*DATA TO USE*.
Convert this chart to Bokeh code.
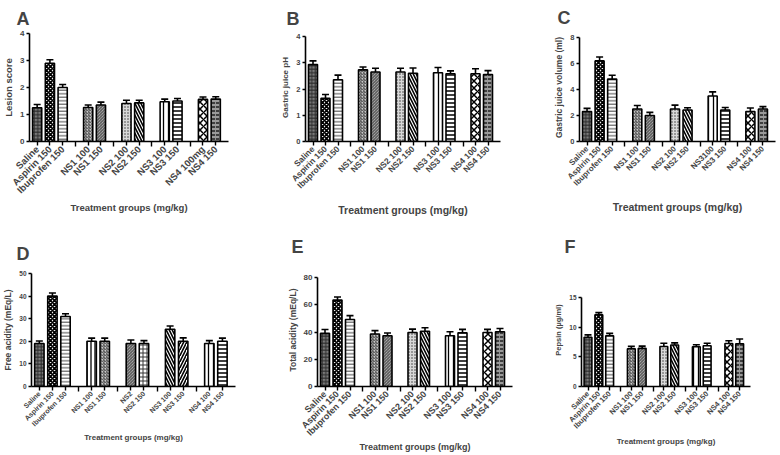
import math
from bokeh.plotting import figure
from bokeh.models import ColumnDataSource, FixedTicker, Whisker, TeeHead, Title
from bokeh.layouts import column, row
from bokeh.embed import file_html
from bokeh.resources import INLINE

# ---------------- data ----------------
group_sizes = [3, 2, 2, 2, 2]

labels_std = ["Saline", "Aspirin 150", "Ibuprofen 150", "NS1 100", "NS1 150",
              "NS2 100", "NS2 150", "NS3 100", "NS3 150", "NS4 100", "NS4 150"]
labels_a = ["Saline", "Aspirin 150", "Ibuprofen 150", "NS1 100", "NS1 150",
            "NS2 100", "NS2 150", "NS3 100", "NS3 150", "NS4 100mg", "NS4 150"]
labels_c = ["Saline", "Aspirin 150", "Ibuprofen 150", "NS1 100", "NS1 150",
            "NS2 100", "NS2 150", "NS3100", "NS3 150", "NS4 100", "NS4 150"]
labels_d = ["Saline", "Aspirin 150", "Ibuprofen 150", "NS1 100", "NS1 150",
            "NS2", "NS2 150", "NS3 100", "NS3 150", "NS4 100", "NS4 150"]

lesion_mean = [1.25, 2.9, 2.0, 1.26, 1.35, 1.41, 1.43, 1.47, 1.5, 1.56, 1.57]
lesion_sem = [0.12, 0.13, 0.11, 0.09, 0.11, 0.12, 0.10, 0.10, 0.09, 0.09, 0.09]

ph_mean = [2.93, 1.65, 2.35, 2.73, 2.65, 2.65, 2.6, 2.62, 2.58, 2.58, 2.55]
ph_sem = [0.14, 0.14, 0.18, 0.11, 0.14, 0.14, 0.2, 0.2, 0.11, 0.19, 0.15]

vol_mean = [2.3, 6.2, 4.8, 2.5, 2.0, 2.5, 2.42, 3.5, 2.42, 2.3, 2.5]
vol_sem = [0.25, 0.3, 0.3, 0.27, 0.24, 0.3, 0.18, 0.32, 0.2, 0.28, 0.18]

free_mean = [19.0, 40.0, 31.0, 20.0, 20.0, 19.0, 19.0, 25.3, 20.0, 19.0, 20.0]
free_sem = [1.1, 1.4, 1.2, 1.4, 1.4, 1.6, 1.3, 1.5, 1.5, 1.3, 1.4]

total_mean = [39.0, 63.4, 49.2, 38.5, 37.3, 39.6, 40.5, 37.2, 39.4, 39.6, 40.2]
total_sem = [2.8, 2.3, 2.8, 2.5, 2.0, 2.5, 2.6, 3.0, 2.5, 2.3, 2.4]

pepsin_mean = [8.3, 12.1, 8.55, 6.37, 6.43, 6.75, 7.0, 6.7, 6.87, 7.25, 7.2]
pepsin_sem = [0.4, 0.35, 0.4, 0.4, 0.38, 0.55, 0.35, 0.33, 0.43, 0.45, 0.8]

XLABEL = "Treatment groups (mg/kg)"

# ---------------- styles ----------------
FONT = "Liberation Sans"
# (fill, hatch pattern, hatch scale, hatch colour, hatch weight)
style_main = [
    ("#7a7a7a", "cross", 3.5, "#2a2a2a", 1.0),
    ("#ffffff", "diagonal_cross", 4.0, "#000000", 1.8),
    ("#ffffff", "horizontal_line", 3.5, "#444444", 1.0),
    ("#c8c8c8", "right_diagonal_line", 3.0, "#444444", 1.0),
    ("#c8c8c8", "left_diagonal_line", 3.0, "#444444", 1.0),
    ("#d8d8d8", "dot", 3.0, "#333333", 1.0),
    ("#ffffff", "left_diagonal_line", 6.0, "#000000", 1.6),
    ("#ffffff", "vertical_line", 5.0, "#000000", 1.3),
    ("#ffffff", "horizontal_line", 4.0, "#000000", 1.5),
    ("#ffffff", "diagonal_cross", 7.0, "#000000", 1.5),
    ("#9a9a9a", "horizontal_dash", 4.0, "#000000", 1.2),
]
style_d = [
    ("#7a7a7a", "cross", 3.5, "#2a2a2a", 1.0),
    ("#ffffff", "diagonal_cross", 4.0, "#000000", 1.8),
    ("#ffffff", "horizontal_line", 3.5, "#444444", 1.0),
    ("#ffffff", "vertical_line", 4.0, "#000000", 1.3),
    ("#c8c8c8", "right_diagonal_line", 3.0, "#444444", 1.0),
    ("#c8c8c8", "left_diagonal_line", 3.0, "#444444", 1.0),
    ("#ffffff", "cross", 4.0, "#333333", 1.0),
    ("#ffffff", "left_diagonal_line", 6.0, "#000000", 1.6),
    ("#ffffff", "right_diagonal_line", 6.0, "#000000", 1.6),
    ("#ffffff", "vertical_line", 5.0, "#000000", 1.3),
    ("#ffffff", "horizontal_line", 4.0, "#000000", 1.5),
]

X0, X1 = -0.6, 15.0


def positions():
    xs, seps, pos = [], [], 0
    for gi, size in enumerate(group_sizes):
        for _ in range(size):
            xs.append(pos)
            pos += 1
        if gi < len(group_sizes) - 1:
            seps.append(pos)
        pos += 1
    return xs, seps


def panel(letter, ylabel, means, sems, labels, ymax, ystep, styles,
          w, h, bl, br, bt, bb, axis_top_px, t_align, t_off, t_stand, xl_stand,
          fs_xtick, fs_ytick, fs_ylab, fs_xlab):
    fh = h - bt - bb
    y_end = ymax * fh / axis_top_px

    xs, seps = positions()
    src = ColumnDataSource(dict(
        x=xs, top=means, upper=[m + s for m, s in zip(means, sems)],
        fill=[s[0] for s in styles], hatch=[s[1] for s in styles],
        hs=[s[2] for s in styles], hc=[s[3] for s in styles],
        hw=[s[4] for s in styles],
    ))
    p = figure(width=w, height=h, x_range=(X0, X1), y_range=(0, y_end),
               output_backend="svg", toolbar_location=None,
               min_border_left=bl, min_border_right=br,
               min_border_top=bt, min_border_bottom=bb)
    p.outline_line_color = None
    p.xgrid.visible = False
    p.ygrid.visible = False
    p.vbar(x="x", top="top", width=0.72, source=src, fill_color="fill",
           hatch_pattern="hatch", hatch_scale="hs", hatch_color="hc",
           hatch_weight="hw", line_color="black", line_width=1.6)
    wk = Whisker(base="x", upper="upper", lower="top", source=src,
                 dimension="height", line_color="black", line_width=1.6,
                 upper_head=TeeHead(size=7, line_width=1.6, line_color="black"),
                 lower_head=None, level="overlay")
    p.add_layout(wk)

    xa = p.xaxis[0]
    xa.ticker = FixedTicker(ticks=xs, minor_ticks=seps)
    xa.major_label_overrides = {x: lab for x, lab in zip(xs, labels)}
    xa.major_label_orientation = math.pi / 4
    xa.axis_line_width = 1.6
    xa.major_tick_line_width = 1.4
    xa.minor_tick_line_width = 1.4
    xa.major_tick_out = 4
    xa.major_tick_in = 0
    xa.minor_tick_out = 5
    xa.minor_tick_in = 0
    xa.major_label_text_font = FONT
    xa.major_label_text_font_style = "bold"
    xa.major_label_text_font_size = fs_xtick
    xa.major_label_standoff = 1
    xa.axis_label = XLABEL
    xa.axis_label_text_font = FONT
    xa.axis_label_text_font_style = "bold"
    xa.axis_label_text_font_size = fs_xlab
    xa.axis_label_standoff = xl_stand

    ya = p.yaxis[0]
    ya.ticker = FixedTicker(ticks=list(range(0, ymax + 1, ystep)))
    ya.bounds = (0, ymax)
    ya.minor_tick_line_color = None
    ya.axis_line_width = 1.6
    ya.major_tick_line_width = 1.4
    ya.major_tick_out = 3
    ya.major_tick_in = 0
    ya.major_label_text_font = FONT
    ya.major_label_text_font_style = "bold"
    ya.major_label_text_font_size = fs_ytick
    ya.major_label_standoff = 2
    ya.axis_label = ylabel
    ya.axis_label_text_font = FONT
    ya.axis_label_text_font_style = "bold"
    ya.axis_label_text_font_size = fs_ylab
    ya.axis_label_standoff = 3

    p.add_layout(Title(text=letter, text_font=FONT, text_font_style="bold",
                       text_font_size="18px", align=t_align, offset=t_off,
                       standoff=t_stand), "above")
    return p


pa = panel("A", "Lesion score", lesion_mean, lesion_sem, labels_a, 4, 1, style_main,
           260, 218, 27, 32, 33, 77, 108, "right", 199, 10, 0,
           "9.5px", "8px", "9.5px", "9.5px")
pb = panel("B", "Gastric juice pH", ph_mean, ph_sem, labels_std, 4, 1, style_main,
           260, 218, 45, 20, 33, 77, 105, "left", -19, 10, 7,
           "8.5px", "7.5px", "8px", "10.5px")
pc = panel("C", "Gastric juice volume (ml)", vol_mean, vol_sem, labels_c, 8, 2, style_main,
           260, 218, 59, 5, 33, 77, 104, "left", -22, 11, 7,
           "8px", "7.5px", "8.5px", "10.5px")
pd_ = panel("D", "Free acidity (mEq/L)", free_mean, free_sem, labels_d, 50, 10, style_d,
            260, 237, 30, 25, 55, 69, 113, "right", 206, 20, 0,
            "7px", "6.5px", "8.5px", "8px")
pe = panel("E", "Total acidity (mEq/L)", total_mean, total_sem, labels_std, 80, 20, style_main,
           260, 237, 57, 8, 55, 69, 109, "left", -26, 33, -2,
           "9px", "8px", "8.5px", "9px")
pf = panel("F", "Pepsin (µg/ml)", pepsin_mean, pepsin_sem, labels_std, 15, 5, style_main,
           260, 237, 61, 30, 55, 69, 89, "left", -17, 33, 0,
           "7.5px", "6.5px", "7.5px", "8px")

layout = column(row(pa, pb, pc), row(pd_, pe, pf))
open("out.html", "w").write(file_html(layout, INLINE))
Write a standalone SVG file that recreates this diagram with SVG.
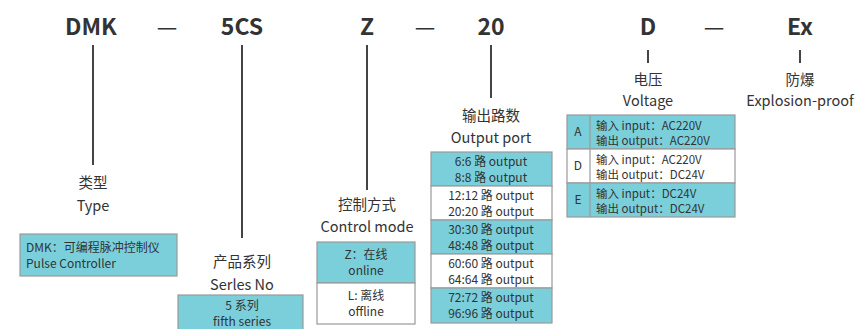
<svg xmlns="http://www.w3.org/2000/svg" width="863" height="329" viewBox="0 0 863 329">
<style>
text{font-family:"Noto Sans CJK SC","Noto Sans",sans-serif;fill:#333;text-anchor:middle}
.h{font-size:23px;font-weight:bold}
.d{font-size:23px;font-weight:normal}
.l{font-size:14.5px}
.t{font-size:12px}
.v{font-size:11.5px}
.s{text-anchor:start}
.c{fill:#7acfdb;stroke:#9a9a9a;stroke-width:1.2}
.w{fill:#fff;stroke:#9a9a9a;stroke-width:1.2}
.ln{stroke:#444;stroke-width:2;fill:none}
</style>
<rect width="863" height="329" fill="#fff"/>
<g id="header">
<text class="h" x="91" y="35">DMK</text>
<text class="d" x="167" y="35">—</text>
<text class="h" x="242" y="35">5CS</text>
<text class="h" x="367" y="35">Z</text>
<text class="d" x="425" y="35">—</text>
<text class="h" x="491" y="35">20</text>
<text class="h" x="648" y="35">D</text>
<text class="d" x="714" y="35">—</text>
<text class="h" x="800" y="35">Ex</text>
</g>
<g id="connectors">
<line class="ln" x1="93" y1="45" x2="93" y2="165"/>
<line class="ln" x1="242" y1="45" x2="242" y2="238"/>
<line class="ln" x1="367" y1="45" x2="367" y2="190"/>
<line class="ln" x1="491" y1="45" x2="491" y2="98"/>
<line class="ln" x1="648" y1="50" x2="648" y2="63"/>
<line class="ln" x1="800" y1="50" x2="800" y2="63"/>
</g>
<g id="type">
<text class="l" x="93" y="188">类型</text>
<text class="l" x="93" y="211">Type</text>
<rect class="c" x="20" y="234" width="157" height="42"/>
<text class="t s" x="26" y="252">DMK：可编程脉冲控制仪</text>
<text class="t s" x="26" y="268">Pulse Controller</text>
</g>
<g id="series">
<text class="l" x="242" y="267">产品系列</text>
<text class="l" x="242" y="290">Serles No</text>
<rect class="c" x="178" y="295" width="125" height="40"/>
<text class="t" x="242" y="310">5 系列</text>
<text class="t" x="242" y="326">fifth series</text>
</g>
<g id="control">
<text class="l" x="367" y="210">控制方式</text>
<text class="l" x="367" y="232">Control mode</text>
<rect class="c" x="317" y="242" width="98" height="41"/>
<rect class="w" x="317" y="283" width="98" height="41"/>
<text class="t" x="366" y="259">Z：在线</text>
<text class="t" x="366" y="275">online</text>
<text class="t" x="366" y="300">L: 离线</text>
<text class="t" x="366" y="316">offline</text>
</g>
<g id="output">
<text class="l" x="491" y="121">输出路数</text>
<text class="l" x="491" y="143">Output port</text>
<rect class="c" x="431" y="152" width="121" height="34"/>
<rect class="w" x="431" y="186" width="121" height="34"/>
<rect class="c" x="431" y="220" width="121" height="34"/>
<rect class="w" x="431" y="254" width="121" height="34"/>
<rect class="c" x="431" y="288" width="121" height="35"/>
<text class="t" x="491" y="166">6:6 路 output</text>
<text class="t" x="491" y="182">8:8 路 output</text>
<text class="t" x="491" y="200">12:12 路 output</text>
<text class="t" x="491" y="216">20:20 路 output</text>
<text class="t" x="491" y="234">30:30 路 output</text>
<text class="t" x="491" y="250">48:48 路 output</text>
<text class="t" x="491" y="268">60:60 路 output</text>
<text class="t" x="491" y="284">64:64 路 output</text>
<text class="t" x="491" y="302">72:72 路 output</text>
<text class="t" x="491" y="318">96:96 路 output</text>
</g>
<g id="voltage">
<text class="l" x="648" y="85">电压</text>
<text class="l" x="648" y="106">Voltage</text>
<rect class="c" x="567" y="115" width="168" height="34"/>
<rect class="w" x="567" y="149" width="168" height="34"/>
<rect class="c" x="567" y="183" width="168" height="34"/>
<line x1="590" y1="115" x2="590" y2="217" stroke="#9a9a9a" stroke-width="1.2"/>
<text class="t" x="578" y="136">A</text>
<text class="t" x="578" y="170">D</text>
<text class="t" x="578" y="204">E</text>
<text class="v s" x="596" y="130">输入 input：AC220V</text>
<text class="v s" x="596" y="145">输出 output：AC220V</text>
<text class="v s" x="596" y="164">输入 input：AC220V</text>
<text class="v s" x="596" y="179">输出 output：DC24V</text>
<text class="v s" x="596" y="198">输入 input：DC24V</text>
<text class="v s" x="596" y="213">输出 output：DC24V</text>
</g>
<g id="explosion">
<text class="l" x="800" y="85">防爆</text>
<text class="l" x="800" y="106">Explosion-proof</text>
</g>
</svg>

*PROBLEM REQUIREMENTS*. Above are several records. Count the lines among them that contain "this" and give only the total.

*COMPLETE RESPONSE*. 2